The School of Opera and Vocal Studies at the RNCM prepares students in acting and movement as well as singing. All these skills were well implemented by both the Clorinda of Gillian Ramm and Tisbe of Susan Boyd. They both exhibited good comic gifts although this did extend to rather more running and falling than we are used to. Also excellently conveyed was the foppishly played Dandini of Daniel Chadwick. His flexible well covered bass has sap in it and he could develop into a significant buffo. His use of hands, face and stance, allied to a comedians sense of timing, was best seen as he revealed his true identity to Don Magnifico in the duet ‘Un segreto d’importanza.’ Mark Bell was less successful in his portrayal of Don Magnifico, the neglectful, inebriate father of Cenerentola. His young well tuned, but lean, bass was just that, too young. Despite his whiskers, he sang and moved more like a 25 year old brother than a dissolute father. Jonathan Pugsley, another who had competed the night before, sang Alidoro. His voice is strong and resonant but with odd raw patches in the tone. His portrayal of Romiro’s tutor was a little stark, lacking the avuncular benevolent touch.

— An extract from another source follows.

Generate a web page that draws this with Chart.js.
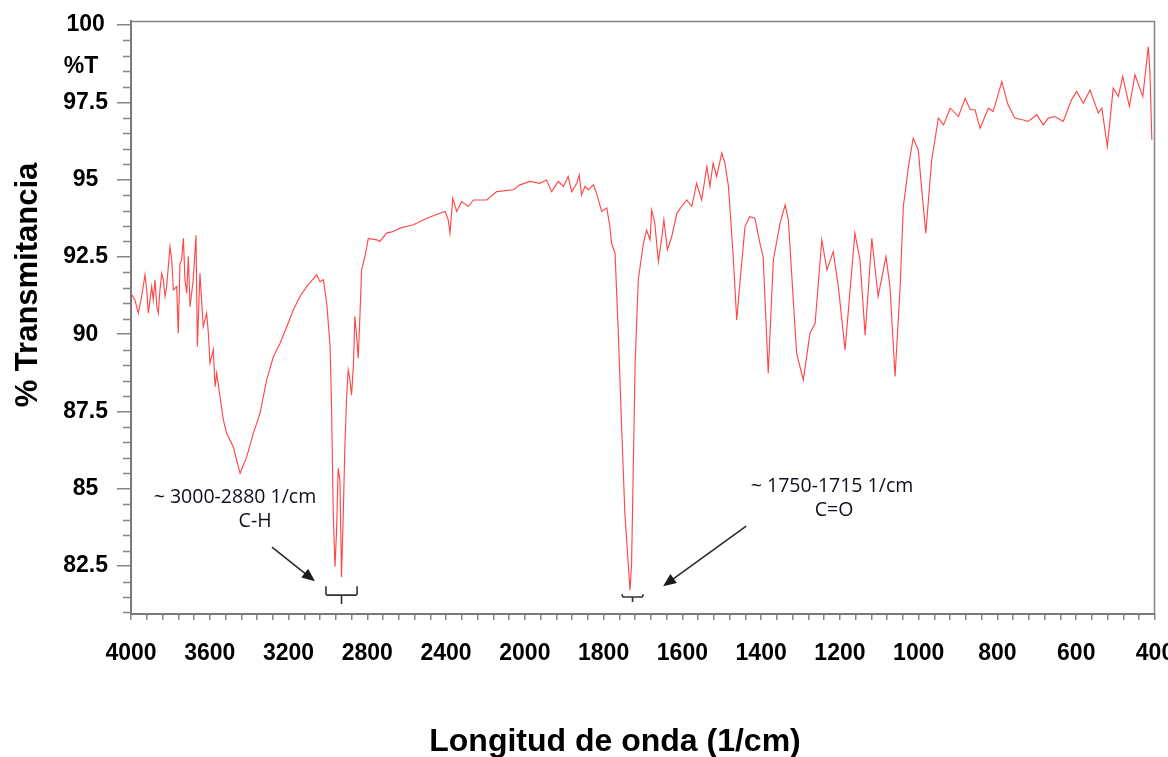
<!DOCTYPE html>
<html>
<head>
<meta charset="utf-8">
<script src="https://cdn.jsdelivr.net/npm/chart.js@4.4.1/dist/chart.umd.min.js"></script>
<style>
  html, body { margin: 0; padding: 0; background: #fff; }
</style>
</head>
<body>
<canvas id="irChart" width="1168" height="757"></canvas>
<script>
// IR spectrum (wavenumber in 1/cm, %T)
const WAVENUMBER = [
  3996, 3980, 3963, 3946, 3929, 3920, 3912, 3895, 3887, 3878, 3869, 3861, 3853, 3844, 3836, 3827,
  3819, 3802, 3793, 3785, 3768, 3760, 3751, 3743, 3734, 3726, 3717, 3709, 3700, 3684, 3670, 3663,
  3650, 3633, 3616, 3607, 3599, 3582, 3573, 3565, 3548, 3531, 3514, 3481, 3446, 3412, 3379, 3345,
  3311, 3277, 3243, 3209, 3176, 3142, 3108, 3057, 3040, 3023, 3006, 2989, 2981, 2973, 2964, 2956,
  2948, 2939, 2931, 2922, 2914, 2905, 2897, 2888, 2880, 2871, 2863, 2854, 2846, 2837, 2829, 2812,
  2795, 2752, 2736, 2702, 2668, 2634, 2566, 2498, 2431, 2405, 2389, 2380, 2366, 2346, 2321, 2287,
  2261, 2193, 2143, 2058, 2025, 1987, 1962, 1945, 1932, 1915, 1902, 1890, 1881, 1868, 1862, 1856,
  1847, 1839, 1826, 1818, 1805, 1792, 1784, 1780, 1771, 1763, 1754, 1746, 1733, 1729, 1720, 1712,
  1699, 1691, 1682, 1678, 1670, 1661, 1653, 1647, 1638, 1627, 1614, 1602, 1589, 1576, 1564, 1551,
  1538, 1530, 1522, 1513, 1500, 1492, 1483, 1471, 1462, 1454, 1441, 1429, 1416, 1403, 1395, 1382,
  1369, 1352, 1339, 1331, 1310, 1293, 1276, 1263, 1246, 1233, 1217, 1204, 1187, 1162, 1149, 1136,
  1119, 1103, 1083, 1073, 1060, 1047, 1039, 1026, 1014, 1001, 993, 982, 967, 950, 937, 920,
  899, 882, 869, 857, 844, 823, 811, 789, 773, 756, 734, 722, 700, 684, 671, 654,
  633, 612, 599, 582, 565, 544, 535, 521, 506, 493, 482, 465, 451, 431, 417, 413, 408
];
const TRANSMITTANCE = [
  91.27, 91.11, 90.68, 91.22, 91.92, 91.43, 90.68, 91.54, 91.11, 91.76, 90.89, 90.68, 91.43, 91.97, 91.76, 91.22,
  91.54, 92.83, 92.40, 91.43, 91.54, 90.03, 92.30, 92.40, 93.10, 91.76, 91.33, 92.51, 90.89, 91.76, 93.20, 89.60,
  91.97, 90.24, 90.68, 90.03, 89.06, 89.49, 88.30, 88.74, 87.98, 87.23, 86.79, 86.36, 85.50, 86.04, 86.79, 87.44,
  88.52, 89.27, 89.71, 90.24, 90.78, 91.22, 91.54, 91.92, 91.70, 91.76, 91.00, 89.60, 87.44, 84.20, 82.48, 83.66,
  85.66, 85.28, 82.15, 84.20, 86.36, 87.98, 88.84, 88.52, 88.03, 88.95, 90.57, 89.92, 89.22, 90.68, 92.08, 92.51,
  93.10, 93.05, 93.00, 93.27, 93.32, 93.43, 93.54, 93.75, 93.91, 93.97, 93.70, 93.27, 94.40, 93.97, 94.29, 94.13,
  94.34, 94.34, 94.61, 94.67, 94.83, 94.94, 94.88, 94.99, 94.61, 94.94, 94.78, 95.10, 94.61, 94.88, 95.15, 94.51,
  94.78, 94.67, 94.83, 94.56, 93.97, 94.08, 93.48, 92.94, 92.62, 90.14, 86.90, 84.20, 81.72, 82.58, 89.06, 91.76,
  92.94, 93.37, 93.05, 94.02, 93.59, 92.35, 93.05, 93.70, 92.73, 93.16, 93.91, 94.13, 94.34, 94.13, 94.88, 94.34,
  95.42, 94.78, 95.53, 95.10, 95.86, 95.53, 94.78, 92.51, 90.46, 91.65, 93.48, 93.80, 93.75, 92.94, 92.51, 88.74,
  92.40, 93.59, 94.18, 93.70, 89.38, 88.52, 90.03, 90.35, 93.05, 92.08, 92.67, 91.54, 89.49, 93.27, 92.40, 89.97,
  93.10, 91.22, 92.51, 91.54, 88.63, 91.54, 94.13, 95.42, 96.34, 95.96, 94.78, 93.27, 95.64, 96.99, 96.77, 97.31,
  97.04, 97.63, 97.26, 97.26, 96.66, 97.31, 97.20, 98.17, 97.42, 96.99, 96.93, 96.88, 97.10, 96.77, 96.99, 97.04,
  96.88, 97.58, 97.85, 97.47, 97.90, 97.15, 97.31, 96.07, 97.96, 97.69, 98.34, 97.37, 98.39, 97.69, 99.30, 98.50, 96.29
];

const X_LABELS = [4000, 3600, 3200, 2800, 2400, 2000, 1800, 1600, 1400, 1200, 1000, 800, 600, 400];
const Y_LABELS = [82.5, 85, 87.5, 90, 92.5, 95, 97.5, 100];

// band annotations: text, arrow from -> to, bracket range (all in data units)
const BAND_TEXT = [
  { text: '~ 3000-2880 1/cm', at: [3472, 84.73] },
  { text: 'C-H', at: [3370, 83.96] },
  { text: '~ 1750-1715 1/cm', at: [1220, 85.06] },
  { text: 'C=O', at: [1215, 84.31] }
];
const BAND_ARROWS = [
  [[3284, 83.11], [3066, 82.01]],
  [[1438, 83.79], [1649, 81.85]]
];
const BAND_BRACKETS = [
  { from: 3010, to: 2852, levels: [81.85, 81.56, 81.27] },
  { from: 1753, to: 1700, levels: [81.59, 81.50, 81.34] }
];

// x axis: 4000-2000 at one scale, 2000-400 expanded twice
const X_MAX = 4000, X_BREAK = 2000, X_MIN = 400;
const X_SPAN = (X_MAX - X_BREAK) + (X_BREAK - X_MIN) * 2;

class SplitScale extends Chart.LinearScale {
  static id = 'split';
  static defaults = Chart.LinearScale.defaults;
  getPixelForValue(v) {
    if (v === null || v === undefined) return NaN;
    const u = v >= X_BREAK ? (X_MAX - v) : (X_MAX - X_BREAK) + (X_BREAK - v) * 2;
    return this.getPixelForDecimal(u / X_SPAN);
  }
  getValueForPixel(p) {
    const u = this.getDecimalForPixel(p) * X_SPAN;
    return u <= X_MAX - X_BREAK ? X_MAX - u : X_BREAK - (u - (X_MAX - X_BREAK)) / 2;
  }
}
Chart.register(SplitScale);

const xTicks = [];
for (let v = X_MAX; v > X_BREAK; v -= 80) xTicks.push(v);
for (let v = X_BREAK; v >= X_MIN; v -= 40) xTicks.push(v);

const AXIS_GREY = '#858585';

const drawArrow = (ctx, x1, y1, x2, y2) => {
  const ang = Math.atan2(y2 - y1, x2 - x1);
  const head = 13, half = 5.5;
  ctx.beginPath();
  ctx.moveTo(x1, y1);
  ctx.lineTo(x2 - Math.cos(ang) * head * 0.8, y2 - Math.sin(ang) * head * 0.8);
  ctx.stroke();
  ctx.beginPath();
  ctx.moveTo(x2, y2);
  ctx.lineTo(x2 - Math.cos(ang) * head + Math.sin(ang) * half, y2 - Math.sin(ang) * head - Math.cos(ang) * half);
  ctx.lineTo(x2 - Math.cos(ang) * head - Math.sin(ang) * half, y2 - Math.sin(ang) * head + Math.cos(ang) * half);
  ctx.closePath();
  ctx.fill();
};

const decorations = {
  id: 'decorations',
  afterDraw(chart) {
    const { ctx, chartArea: a, scales: { x, y } } = chart;
    ctx.save();

    // top and right frame
    ctx.strokeStyle = AXIS_GREY;
    ctx.lineWidth = 1.5;
    ctx.beginPath();
    ctx.moveTo(a.left, a.top + 0.5);
    ctx.lineTo(a.right - 0.5, a.top + 0.5);
    ctx.lineTo(a.right - 0.5, a.bottom);
    ctx.stroke();

    // minor y ticks
    ctx.beginPath();
    for (let v = 81; v <= 100; v += 0.5) {
      if (Y_LABELS.includes(v)) continue;
      const py = Math.round(y.getPixelForValue(v)) + 0.5;
      ctx.moveTo(a.left - 8, py);
      ctx.lineTo(a.left, py);
    }
    ctx.stroke();

    // axis titles
    ctx.fillStyle = '#000';
    ctx.textAlign = 'center';
    ctx.textBaseline = 'middle';
    ctx.font = 'bold 32px "Liberation Sans", Arial, sans-serif';
    ctx.fillText('Longitud de onda (1/cm)', 615, 742);
    ctx.save();
    ctx.translate(28, 285);
    ctx.rotate(-Math.PI / 2);
    ctx.font = 'bold 31px "Liberation Sans", Arial, sans-serif';
    ctx.fillText('% Transmitancia', 0, 0);
    ctx.restore();

    ctx.font = 'bold 23px "Liberation Sans", Arial, sans-serif';
    ctx.fillText('%T', 81, y.getPixelForValue(98.65));

    // band annotations
    ctx.fillStyle = '#10101c';
    ctx.font = '19.5px "Open Sans", sans-serif';
    BAND_TEXT.forEach(t => {
      ctx.fillText(t.text, x.getPixelForValue(t.at[0]), y.getPixelForValue(t.at[1]));
    });

    ctx.strokeStyle = '#2b2b2b';
    ctx.fillStyle = '#1a1a1a';
    ctx.lineWidth = 1.6;
    BAND_ARROWS.forEach(([p, q]) => {
      drawArrow(ctx, x.getPixelForValue(p[0]), y.getPixelForValue(p[1]),
                     x.getPixelForValue(q[0]), y.getPixelForValue(q[1]));
    });

    ctx.strokeStyle = '#333';
    ctx.lineWidth = 1.6;
    BAND_BRACKETS.forEach(b => {
      const l = x.getPixelForValue(b.from), r = x.getPixelForValue(b.to);
      const c = (l + r) / 2;
      const [yt, ym, yb] = b.levels.map(v => y.getPixelForValue(v));
      ctx.beginPath();
      ctx.moveTo(l, yt);
      ctx.lineTo(l, ym - 2);
      ctx.quadraticCurveTo(l, ym, l + 2, ym);
      ctx.lineTo(r - 2, ym);
      ctx.quadraticCurveTo(r, ym, r, ym - 2);
      ctx.lineTo(r, yt);
      ctx.moveTo(c, ym);
      ctx.lineTo(c, yb);
      ctx.stroke();
    });

    ctx.restore();
  }
};

const points = WAVENUMBER.map((w, i) => ({ x: w, y: TRANSMITTANCE[i] }));

new Chart(document.getElementById('irChart').getContext('2d'), {
  type: 'line',
  data: {
    datasets: [{
      label: '%T',
      data: points,
      borderColor: 'rgba(255, 0, 0, 0.72)',
      borderWidth: 1.15,
      pointRadius: 0,
      tension: 0,
      fill: false
    }]
  },
  options: {
    responsive: false,
    animation: false,
    devicePixelRatio: 1,
    layout: { padding: { top: 21, right: 13, left: 0, bottom: 0 } },
    plugins: {
      legend: { display: false },
      tooltip: { enabled: false }
    },
    scales: {
      x: {
        type: 'split',
        min: X_MIN,
        max: X_MAX,
        afterBuildTicks: (axis) => { axis.ticks = xTicks.map(v => ({ value: v })); },
        afterFit: (axis) => { axis.height = 143; axis.paddingLeft = 0; axis.paddingRight = 0; },
        grid: { drawOnChartArea: false, tickLength: 6, color: AXIS_GREY, lineWidth: 1.5 },
        border: { color: '#7a7a7a', width: 2 },
        ticks: {
          autoSkip: false,
          maxRotation: 0,
          minRotation: 0,
          padding: 20,
          color: '#000',
          font: { family: '"Liberation Sans", Arial, sans-serif', size: 23, weight: 'bold' },
          callback: (v) => X_LABELS.includes(v) ? String(v) : ''
        }
      },
      y: {
        type: 'linear',
        min: 80.95,
        max: 100.13,
        afterBuildTicks: (axis) => { axis.ticks = Y_LABELS.map(v => ({ value: v })); },
        afterFit: (axis) => { axis.width = 131; axis.paddingTop = 0; axis.paddingBottom = 0; },
        grid: { drawOnChartArea: false, tickLength: 14, color: AXIS_GREY, lineWidth: 1.5 },
        border: { color: '#7a7a7a', width: 2 },
        ticks: {
          crossAlign: 'center',
          padding: 9,
          color: '#000',
          font: { family: '"Liberation Sans", Arial, sans-serif', size: 23, weight: 'bold' },
          callback: (v) => String(v)
        }
      }
    }
  },
  plugins: [decorations]
});
</script>
</body>
</html>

Apart from some over strident brass at the start of the overture, Enrique Mazzola conducted with a sure feel for the idiom whilst giving support to his young singers and keeping the story moving along. The orchestral playing was very good indeed and if I commend the wind section in particular there is no implied criticism of standards elsewhere. The sets were realistic and evocative. Their easy and smooth movement between scenes greatly helped the cohesion and smooth flow of the whole work which I have seen lost elsewhere in over elaboration. The photographs projected onto a false proscenium during the overture were an effective introduction. I take it they represented the childhood of Cenerentola and her sisters and seemed to be late Victorian. If the costumes were more 1920s with Clorinda and Tisbe as feathered flappers it was no great discontinuity and suited the arrival of a period open topped car to take Cenerentola to the ball. Stefan Janski’s production was full of typical deft touches that helped the singers reinforce their feel for what they were singing and expressing. More than many producer directors he understands the needs of singers and how and where they need to stand as soloists and in ensembles and which were particularly well managed. I could have done without the overdone business as Don Magnifico and his ‘sommeliers’ overdid the drinking; too much like a student romp and not enough like Rossini whose music lives in vibrancy without such cavorting and extraneous vocalism.


This production and performance provided an ideal showcase for the singers and highly enjoyable entertainment for the audience, who were justifiably enthusiastic. There are further performances on March 13th. 16th, 19th and 22nd at 7.15pm. If you are within travelling distance of Manchester I strongly recommend you book soon.